Speaker: Jim Woodcock
Abstract: Orc is a lightweight orchestration language for composing distributed services, increasingly relevant to intelligent connected vehicles (ICVs), where coordination, latency, and failure handling demand rigorous reasoning about true concurrency. This talk proposes a semantics for Orc based on bi-Concurrent Kleene Algebra (bi-CKA) interpreted over pomsets (partial-order models of events). The algebra provides parallel (‖), sequencing (·), algebraic choice (+), (sequential) Kleene star (∗), and the exchange law, enabling compositional proofs that respect causal independence rather than interleavings. We provide denotations for the structural core (parallel, run-after/then, and atomic site calls), while publication-dependent combinators (bind, otherwise, and pruning) are specified operationally. We also demonstrate how modest algebraic enrichment (tests and preemption) yields a fully denotational treatment. On ICV scenarios (e.g., safe single-lane bridge crossing), the exchange law justifies refactoring parallel-then-sequentialpatterns into parallel pipelines, aiding optimisation and safety and liveness arguments. The framework cleanly isolates advisory LLM sidecar components, ensuring that adding human-facing explanations cannot compromise the verified plan’s behaviour, thereby supporting an auditable safety case. We outline links to Institutions and UTP, as well as a path to mechanisation in Lean.
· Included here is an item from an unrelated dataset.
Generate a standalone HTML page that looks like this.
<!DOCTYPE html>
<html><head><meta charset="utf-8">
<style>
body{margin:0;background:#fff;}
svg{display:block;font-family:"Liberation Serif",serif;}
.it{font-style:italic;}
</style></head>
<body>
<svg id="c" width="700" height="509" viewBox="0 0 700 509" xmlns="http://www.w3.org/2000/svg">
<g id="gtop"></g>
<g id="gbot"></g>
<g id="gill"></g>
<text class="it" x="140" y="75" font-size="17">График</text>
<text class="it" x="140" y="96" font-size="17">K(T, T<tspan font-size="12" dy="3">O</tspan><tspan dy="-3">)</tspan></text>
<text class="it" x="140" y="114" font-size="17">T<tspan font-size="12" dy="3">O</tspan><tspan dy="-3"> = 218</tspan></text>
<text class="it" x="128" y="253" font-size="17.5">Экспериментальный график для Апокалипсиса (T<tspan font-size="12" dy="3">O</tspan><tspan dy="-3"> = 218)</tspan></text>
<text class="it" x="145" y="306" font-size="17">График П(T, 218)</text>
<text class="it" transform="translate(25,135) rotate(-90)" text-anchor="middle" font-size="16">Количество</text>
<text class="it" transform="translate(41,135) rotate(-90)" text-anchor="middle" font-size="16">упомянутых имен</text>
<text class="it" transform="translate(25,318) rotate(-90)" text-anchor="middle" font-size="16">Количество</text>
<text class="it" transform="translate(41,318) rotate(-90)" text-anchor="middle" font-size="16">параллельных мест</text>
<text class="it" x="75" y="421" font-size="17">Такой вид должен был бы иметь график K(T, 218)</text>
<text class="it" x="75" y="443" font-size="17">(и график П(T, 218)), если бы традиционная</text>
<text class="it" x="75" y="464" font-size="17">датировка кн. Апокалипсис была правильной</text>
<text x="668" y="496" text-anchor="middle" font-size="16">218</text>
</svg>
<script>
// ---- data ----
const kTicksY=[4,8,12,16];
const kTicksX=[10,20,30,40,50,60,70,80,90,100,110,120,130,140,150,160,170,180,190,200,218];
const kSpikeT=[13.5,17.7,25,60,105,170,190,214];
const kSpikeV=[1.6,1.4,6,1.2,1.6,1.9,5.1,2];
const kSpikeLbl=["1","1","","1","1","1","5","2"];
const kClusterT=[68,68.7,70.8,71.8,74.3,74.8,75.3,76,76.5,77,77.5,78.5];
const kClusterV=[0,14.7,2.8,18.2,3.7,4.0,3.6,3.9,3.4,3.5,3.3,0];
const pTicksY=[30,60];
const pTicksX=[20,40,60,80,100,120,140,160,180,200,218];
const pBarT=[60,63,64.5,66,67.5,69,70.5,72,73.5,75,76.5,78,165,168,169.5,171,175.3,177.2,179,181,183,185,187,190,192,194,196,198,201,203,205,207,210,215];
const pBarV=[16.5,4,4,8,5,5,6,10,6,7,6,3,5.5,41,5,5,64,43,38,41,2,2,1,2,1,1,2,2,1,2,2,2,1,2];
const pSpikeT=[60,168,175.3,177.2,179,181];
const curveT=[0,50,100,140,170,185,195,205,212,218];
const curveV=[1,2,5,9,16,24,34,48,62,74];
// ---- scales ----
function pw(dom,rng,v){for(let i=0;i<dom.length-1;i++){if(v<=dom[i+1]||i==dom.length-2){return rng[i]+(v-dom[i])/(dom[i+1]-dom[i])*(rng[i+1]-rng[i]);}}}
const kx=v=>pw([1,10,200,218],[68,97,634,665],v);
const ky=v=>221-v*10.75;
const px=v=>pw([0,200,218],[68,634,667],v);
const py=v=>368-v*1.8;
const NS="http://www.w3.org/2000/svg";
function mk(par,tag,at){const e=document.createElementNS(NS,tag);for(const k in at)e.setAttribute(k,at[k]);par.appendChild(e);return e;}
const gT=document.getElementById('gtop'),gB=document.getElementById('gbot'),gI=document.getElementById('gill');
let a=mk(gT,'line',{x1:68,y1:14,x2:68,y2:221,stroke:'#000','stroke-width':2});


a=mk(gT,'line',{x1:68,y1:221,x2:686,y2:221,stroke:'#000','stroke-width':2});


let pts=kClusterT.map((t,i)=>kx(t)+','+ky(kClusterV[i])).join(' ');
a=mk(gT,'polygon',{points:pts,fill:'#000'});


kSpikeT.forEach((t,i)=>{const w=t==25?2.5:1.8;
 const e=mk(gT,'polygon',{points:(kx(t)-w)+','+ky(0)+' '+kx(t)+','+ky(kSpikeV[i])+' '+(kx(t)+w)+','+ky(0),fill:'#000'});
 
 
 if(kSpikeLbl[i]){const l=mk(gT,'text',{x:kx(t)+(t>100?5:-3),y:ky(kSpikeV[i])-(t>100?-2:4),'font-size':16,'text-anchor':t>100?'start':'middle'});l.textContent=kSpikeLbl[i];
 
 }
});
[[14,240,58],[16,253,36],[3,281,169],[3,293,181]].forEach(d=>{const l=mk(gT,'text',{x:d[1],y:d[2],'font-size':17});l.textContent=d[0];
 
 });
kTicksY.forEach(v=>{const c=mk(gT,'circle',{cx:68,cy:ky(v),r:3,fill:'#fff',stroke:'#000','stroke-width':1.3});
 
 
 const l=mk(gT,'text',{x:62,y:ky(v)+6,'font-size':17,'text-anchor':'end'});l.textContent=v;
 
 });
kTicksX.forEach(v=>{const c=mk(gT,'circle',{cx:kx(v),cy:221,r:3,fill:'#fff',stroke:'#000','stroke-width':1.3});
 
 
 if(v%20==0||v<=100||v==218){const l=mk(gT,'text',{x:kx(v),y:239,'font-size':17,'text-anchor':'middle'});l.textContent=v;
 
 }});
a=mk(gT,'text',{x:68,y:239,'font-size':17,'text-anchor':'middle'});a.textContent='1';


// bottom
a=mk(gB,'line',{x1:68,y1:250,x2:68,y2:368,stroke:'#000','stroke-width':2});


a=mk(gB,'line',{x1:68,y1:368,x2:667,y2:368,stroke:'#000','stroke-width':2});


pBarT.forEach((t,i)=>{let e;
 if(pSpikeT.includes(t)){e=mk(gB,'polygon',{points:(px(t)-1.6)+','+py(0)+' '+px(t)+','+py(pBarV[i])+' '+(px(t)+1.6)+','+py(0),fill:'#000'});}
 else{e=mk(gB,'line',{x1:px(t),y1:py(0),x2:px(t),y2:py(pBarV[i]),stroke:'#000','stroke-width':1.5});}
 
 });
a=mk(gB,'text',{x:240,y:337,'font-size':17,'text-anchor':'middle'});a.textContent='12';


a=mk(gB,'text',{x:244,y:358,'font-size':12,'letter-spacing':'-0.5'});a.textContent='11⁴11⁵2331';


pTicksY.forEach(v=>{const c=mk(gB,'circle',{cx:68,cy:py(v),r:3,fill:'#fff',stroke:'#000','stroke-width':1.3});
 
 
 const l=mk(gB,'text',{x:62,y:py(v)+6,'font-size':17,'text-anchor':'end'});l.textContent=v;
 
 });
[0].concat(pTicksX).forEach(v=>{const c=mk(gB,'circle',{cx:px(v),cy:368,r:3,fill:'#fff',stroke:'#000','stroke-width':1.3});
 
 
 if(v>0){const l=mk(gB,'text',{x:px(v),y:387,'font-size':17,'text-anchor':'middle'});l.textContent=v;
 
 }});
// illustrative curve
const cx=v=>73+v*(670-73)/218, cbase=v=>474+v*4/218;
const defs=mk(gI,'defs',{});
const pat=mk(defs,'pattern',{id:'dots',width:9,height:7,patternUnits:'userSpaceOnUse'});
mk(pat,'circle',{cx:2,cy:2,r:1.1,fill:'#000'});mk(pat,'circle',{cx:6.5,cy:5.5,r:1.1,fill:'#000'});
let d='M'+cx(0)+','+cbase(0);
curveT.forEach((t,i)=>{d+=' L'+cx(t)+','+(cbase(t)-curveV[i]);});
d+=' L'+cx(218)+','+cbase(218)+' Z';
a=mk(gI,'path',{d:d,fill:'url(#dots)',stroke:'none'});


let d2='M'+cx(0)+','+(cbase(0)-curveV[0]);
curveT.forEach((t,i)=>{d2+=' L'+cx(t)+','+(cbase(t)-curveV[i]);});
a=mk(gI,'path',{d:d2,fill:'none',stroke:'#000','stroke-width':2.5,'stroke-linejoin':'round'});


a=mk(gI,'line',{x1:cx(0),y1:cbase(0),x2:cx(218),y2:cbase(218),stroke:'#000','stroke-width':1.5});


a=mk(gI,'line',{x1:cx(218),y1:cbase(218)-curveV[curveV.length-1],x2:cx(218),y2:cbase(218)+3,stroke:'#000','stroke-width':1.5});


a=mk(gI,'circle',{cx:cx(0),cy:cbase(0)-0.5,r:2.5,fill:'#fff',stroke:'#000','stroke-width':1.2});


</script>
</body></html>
Overall, bi-CKA over pomsets supplies a mathematically transparent, true-concurrency backbone for Orc that scales to realistic orchestration tasks in safety-critical autonomy.
Bio: Jim Woodcock is a Professor of Software Engineering at the University of York and a Fellow of the Royal Academy of Engineering. His research focuses on formal methods, software engineering, and system verification, with contributions to Z notation, CSP, and unifying theories of programming. He played a key role in the formalization of IBM’s CICS transaction processing system, which won the Queen’s Award for Technological Achievement, and the Mondex electronic payment system, achieving the highest ITSEC classification. He has held academic positions at Oxford, Kent, and York and is the Editor-in-Chief of Formal Aspects of Computing.